Na een korte stilte, de blik op de openstaande deur: “Mijn vader sprak met iedereen die bij ons over de vloer kwam vrijmoedig over het geloof. Als mensen bijvoorbeeld hun merrie brachten om haar door Duc te laten dekken, vroeg hij, in plat Veluws: ‘Hej ‘ie wel ‘es van Jezus eheurd?’ Hij had iets innemends; niemand stoorde zich eraan.”

En je moeder?
“Ook heel gelovig, al uitte zich dat bij haar meer in daden dan in woorden. Beide kanten herken ik ook wel bij mezelf.”
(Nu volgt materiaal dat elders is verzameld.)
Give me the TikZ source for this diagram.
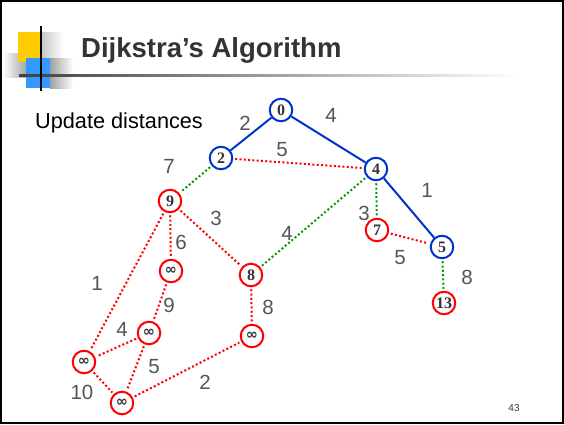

Jouw vader overleed in dit huis, las ik?
“Klopt, op zijn 77e. Na een val van de trap. Toevallig zei hij de week ervoor nog tegen mijn moeder: ‘Er ligt een briefje in het bureau.’ Het bleek slechts één krabbeltje te zijn: ‘Zonder God red ik het niet. Zonder God red jij het niet.’ Prachtig... Mijn moeder was een heel sterke vrouw; twaalf jaar jonger. Ze is 86 geworden en heeft hier nog jarenlang gewoond. ‘Ik ben nooit alleen,’ zei ze, ‘want God is altijd bij me.’ Voor mij is zij een voorbeeld van kinderlijk vertrouwen op God.”

Roodbruine boom

Margje kijkt even peinzend naar de hoge, roodbruine boom naast het huis, die haar vader nog heeft geplant. Rondom ons zingen de zomervogels. “Toen mijn moeder nog leefde, zat ik als volwassene naast haar in die oude hervormde stadskerk, en dacht ik weleens: hier zat ik vroeger ook, met mijn ouders… Nou, dan kon je me wel wegdragen, hoor... De gedachte dat je – ook wat het geloof betreft – ‘in de lijn van de geslachten’ staat, kan me ontroeren.”

Tante Marri

Een paar tellen later vraagt Margje plotseling, met een Gelderse tongval: “Ben je weleens in Zalk geweest?” Lachend: “Dat vroeg mijn tante altijd als het over vakanties ging. Mijn moeders lievelingszus, naar wie ik vernoemd ben: tante Marri. Veel mensen vinden dat ze ‘weg moeten’; dat heb ik zelf ook een tijdlang gedacht. Maar zij was boerin en ging nooit weg. Het liefst was ze, net als mijn moeder, in haar tuin bezig. Als mensen enthousiast over hun vakantie spraken en foto’s lieten zien, reageerde tante Marri: ‘Mooi, hoor. Maar… ben je weleens in Zalk geweest?’ Met andere woorden: heb je wel oog voor al het moois in je eigen omgeving? Zeker rond de zomervakantie moet ik daar eerlijk gezegd nog wel vaak aan terugdenken.”